[Start]
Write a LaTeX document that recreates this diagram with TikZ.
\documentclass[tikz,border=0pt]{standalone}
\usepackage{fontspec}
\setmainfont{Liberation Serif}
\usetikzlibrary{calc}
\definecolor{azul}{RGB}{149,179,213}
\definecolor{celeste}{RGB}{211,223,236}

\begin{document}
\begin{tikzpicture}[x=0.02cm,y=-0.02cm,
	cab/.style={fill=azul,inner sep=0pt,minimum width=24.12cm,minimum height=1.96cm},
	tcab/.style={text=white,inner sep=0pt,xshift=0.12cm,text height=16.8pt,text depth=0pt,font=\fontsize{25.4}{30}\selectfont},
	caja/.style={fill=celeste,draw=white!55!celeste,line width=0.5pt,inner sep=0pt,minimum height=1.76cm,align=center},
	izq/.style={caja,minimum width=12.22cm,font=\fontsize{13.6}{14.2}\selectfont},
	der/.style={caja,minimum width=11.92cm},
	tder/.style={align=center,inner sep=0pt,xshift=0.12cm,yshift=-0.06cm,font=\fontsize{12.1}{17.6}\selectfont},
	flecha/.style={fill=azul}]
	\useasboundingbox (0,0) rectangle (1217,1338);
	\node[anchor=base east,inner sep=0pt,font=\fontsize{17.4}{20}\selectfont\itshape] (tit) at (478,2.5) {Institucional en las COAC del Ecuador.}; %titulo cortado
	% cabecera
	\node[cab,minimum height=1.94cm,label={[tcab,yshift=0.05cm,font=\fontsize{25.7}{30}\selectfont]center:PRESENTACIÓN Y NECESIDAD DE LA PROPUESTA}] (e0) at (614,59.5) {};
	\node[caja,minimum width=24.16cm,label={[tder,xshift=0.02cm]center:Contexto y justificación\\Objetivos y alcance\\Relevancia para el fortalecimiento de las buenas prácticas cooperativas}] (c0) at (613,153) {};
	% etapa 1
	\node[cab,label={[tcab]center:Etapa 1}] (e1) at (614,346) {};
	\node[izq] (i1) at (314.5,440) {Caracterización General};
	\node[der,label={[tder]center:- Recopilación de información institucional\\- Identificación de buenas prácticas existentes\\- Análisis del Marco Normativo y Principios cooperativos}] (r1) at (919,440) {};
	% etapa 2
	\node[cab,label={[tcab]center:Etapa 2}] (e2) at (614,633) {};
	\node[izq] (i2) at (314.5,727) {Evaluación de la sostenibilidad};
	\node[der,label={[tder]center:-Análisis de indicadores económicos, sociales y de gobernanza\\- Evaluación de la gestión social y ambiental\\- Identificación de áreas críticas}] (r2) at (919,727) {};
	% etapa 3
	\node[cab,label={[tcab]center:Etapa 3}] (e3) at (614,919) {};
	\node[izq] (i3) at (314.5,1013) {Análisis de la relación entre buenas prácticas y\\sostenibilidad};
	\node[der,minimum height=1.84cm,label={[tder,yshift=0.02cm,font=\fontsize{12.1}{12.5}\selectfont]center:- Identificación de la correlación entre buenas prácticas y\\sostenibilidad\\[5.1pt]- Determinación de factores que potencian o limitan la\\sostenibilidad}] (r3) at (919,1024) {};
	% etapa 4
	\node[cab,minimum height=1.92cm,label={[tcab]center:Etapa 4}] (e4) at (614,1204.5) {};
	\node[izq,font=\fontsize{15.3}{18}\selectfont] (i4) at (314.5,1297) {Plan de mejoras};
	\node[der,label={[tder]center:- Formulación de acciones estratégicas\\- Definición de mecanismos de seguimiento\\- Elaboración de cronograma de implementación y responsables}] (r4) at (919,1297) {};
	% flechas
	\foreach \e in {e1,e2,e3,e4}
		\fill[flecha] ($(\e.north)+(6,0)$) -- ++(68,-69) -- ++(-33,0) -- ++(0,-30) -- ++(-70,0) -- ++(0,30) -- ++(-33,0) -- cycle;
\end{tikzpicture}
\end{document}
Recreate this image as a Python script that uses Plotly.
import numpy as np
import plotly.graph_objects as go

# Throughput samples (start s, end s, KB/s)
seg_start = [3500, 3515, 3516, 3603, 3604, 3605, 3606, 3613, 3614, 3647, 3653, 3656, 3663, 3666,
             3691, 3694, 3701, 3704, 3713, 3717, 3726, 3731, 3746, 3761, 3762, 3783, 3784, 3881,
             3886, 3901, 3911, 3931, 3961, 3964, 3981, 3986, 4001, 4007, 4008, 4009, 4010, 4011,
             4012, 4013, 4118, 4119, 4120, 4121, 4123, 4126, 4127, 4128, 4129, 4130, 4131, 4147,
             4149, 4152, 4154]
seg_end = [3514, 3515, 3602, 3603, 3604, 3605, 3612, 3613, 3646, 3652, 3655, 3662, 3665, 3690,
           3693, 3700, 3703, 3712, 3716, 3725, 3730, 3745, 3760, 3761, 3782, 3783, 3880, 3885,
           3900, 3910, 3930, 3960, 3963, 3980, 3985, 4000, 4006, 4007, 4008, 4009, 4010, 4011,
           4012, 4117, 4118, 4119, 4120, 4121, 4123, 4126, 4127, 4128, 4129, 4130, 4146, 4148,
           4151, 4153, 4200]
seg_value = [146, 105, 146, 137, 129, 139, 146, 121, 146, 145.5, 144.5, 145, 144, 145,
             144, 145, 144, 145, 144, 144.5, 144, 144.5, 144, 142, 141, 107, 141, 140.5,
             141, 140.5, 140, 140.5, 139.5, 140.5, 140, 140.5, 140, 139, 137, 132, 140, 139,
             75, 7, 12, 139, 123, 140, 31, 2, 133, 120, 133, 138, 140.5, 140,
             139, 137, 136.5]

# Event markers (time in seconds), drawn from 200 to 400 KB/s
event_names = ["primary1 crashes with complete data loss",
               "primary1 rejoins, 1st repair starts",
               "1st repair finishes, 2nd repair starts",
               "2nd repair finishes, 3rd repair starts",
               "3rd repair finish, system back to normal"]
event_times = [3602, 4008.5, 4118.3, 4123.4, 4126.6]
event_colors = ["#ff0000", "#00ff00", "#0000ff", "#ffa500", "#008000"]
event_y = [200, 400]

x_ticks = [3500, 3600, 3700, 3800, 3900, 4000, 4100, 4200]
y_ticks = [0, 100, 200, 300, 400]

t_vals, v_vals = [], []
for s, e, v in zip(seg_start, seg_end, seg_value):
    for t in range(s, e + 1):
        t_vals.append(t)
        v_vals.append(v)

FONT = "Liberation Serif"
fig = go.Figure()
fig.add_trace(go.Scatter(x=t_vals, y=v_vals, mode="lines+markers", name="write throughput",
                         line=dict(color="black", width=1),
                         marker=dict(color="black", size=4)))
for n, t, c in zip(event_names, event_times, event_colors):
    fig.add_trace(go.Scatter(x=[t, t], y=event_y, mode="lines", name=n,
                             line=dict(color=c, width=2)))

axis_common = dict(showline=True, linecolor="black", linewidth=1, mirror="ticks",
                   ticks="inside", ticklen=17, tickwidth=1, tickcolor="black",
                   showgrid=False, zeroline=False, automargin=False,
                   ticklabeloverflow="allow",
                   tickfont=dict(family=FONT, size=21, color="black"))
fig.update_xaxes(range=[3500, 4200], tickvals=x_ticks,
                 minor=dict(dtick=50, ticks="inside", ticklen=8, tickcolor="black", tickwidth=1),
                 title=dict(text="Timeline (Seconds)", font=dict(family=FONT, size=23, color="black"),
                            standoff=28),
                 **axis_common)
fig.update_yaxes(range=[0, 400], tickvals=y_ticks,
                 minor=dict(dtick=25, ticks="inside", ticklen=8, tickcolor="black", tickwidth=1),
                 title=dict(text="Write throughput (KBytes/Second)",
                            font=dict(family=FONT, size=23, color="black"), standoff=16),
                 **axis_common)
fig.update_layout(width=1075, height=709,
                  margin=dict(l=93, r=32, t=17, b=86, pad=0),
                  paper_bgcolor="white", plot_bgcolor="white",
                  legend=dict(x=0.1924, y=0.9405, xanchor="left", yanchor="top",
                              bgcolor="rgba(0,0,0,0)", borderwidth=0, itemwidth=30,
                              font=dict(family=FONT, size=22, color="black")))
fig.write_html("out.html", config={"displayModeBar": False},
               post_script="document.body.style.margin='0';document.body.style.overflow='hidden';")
[End]
Only the lines from the one containing "Recreate this image" through the one containing "v_vals.append(v)" are to be retyped, both boundary lines included, with no other material.

» **Final result**
Recreate this image as a Python script that uses Plotly.
import numpy as np
import plotly.graph_objects as go

# Throughput samples (start s, end s, KB/s)
seg_start = [3500, 3515, 3516, 3603, 3604, 3605, 3606, 3613, 3614, 3647, 3653, 3656, 3663, 3666,
             3691, 3694, 3701, 3704, 3713, 3717, 3726, 3731, 3746, 3761, 3762, 3783, 3784, 3881,
             3886, 3901, 3911, 3931, 3961, 3964, 3981, 3986, 4001, 4007, 4008, 4009, 4010, 4011,
             4012, 4013, 4118, 4119, 4120, 4121, 4123, 4126, 4127, 4128, 4129, 4130, 4131, 4147,
             4149, 4152, 4154]
seg_end = [3514, 3515, 3602, 3603, 3604, 3605, 3612, 3613, 3646, 3652, 3655, 3662, 3665, 3690,
           3693, 3700, 3703, 3712, 3716, 3725, 3730, 3745, 3760, 3761, 3782, 3783, 3880, 3885,
           3900, 3910, 3930, 3960, 3963, 3980, 3985, 4000, 4006, 4007, 4008, 4009, 4010, 4011,
           4012, 4117, 4118, 4119, 4120, 4121, 4123, 4126, 4127, 4128, 4129, 4130, 4146, 4148,
           4151, 4153, 4200]
seg_value = [146, 105, 146, 137, 129, 139, 146, 121, 146, 145.5, 144.5, 145, 144, 145,
             144, 145, 144, 145, 144, 144.5, 144, 144.5, 144, 142, 141, 107, 141, 140.5,
             141, 140.5, 140, 140.5, 139.5, 140.5, 140, 140.5, 140, 139, 137, 132, 140, 139,
             75, 7, 12, 139, 123, 140, 31, 2, 133, 120, 133, 138, 140.5, 140,
             139, 137, 136.5]

# Event markers (time in seconds), drawn from 200 to 400 KB/s
event_names = ["primary1 crashes with complete data loss",
               "primary1 rejoins, 1st repair starts",
               "1st repair finishes, 2nd repair starts",
               "2nd repair finishes, 3rd repair starts",
               "3rd repair finish, system back to normal"]
event_times = [3602, 4008.5, 4118.3, 4123.4, 4126.6]
event_colors = ["#ff0000", "#00ff00", "#0000ff", "#ffa500", "#008000"]
event_y = [200, 400]

x_ticks = [3500, 3600, 3700, 3800, 3900, 4000, 4100, 4200]
y_ticks = [0, 100, 200, 300, 400]

t_vals, v_vals = [], []
for s, e, v in zip(seg_start, seg_end, seg_value):
    for t in range(s, e + 1):
        t_vals.append(t)
        v_vals.append(v)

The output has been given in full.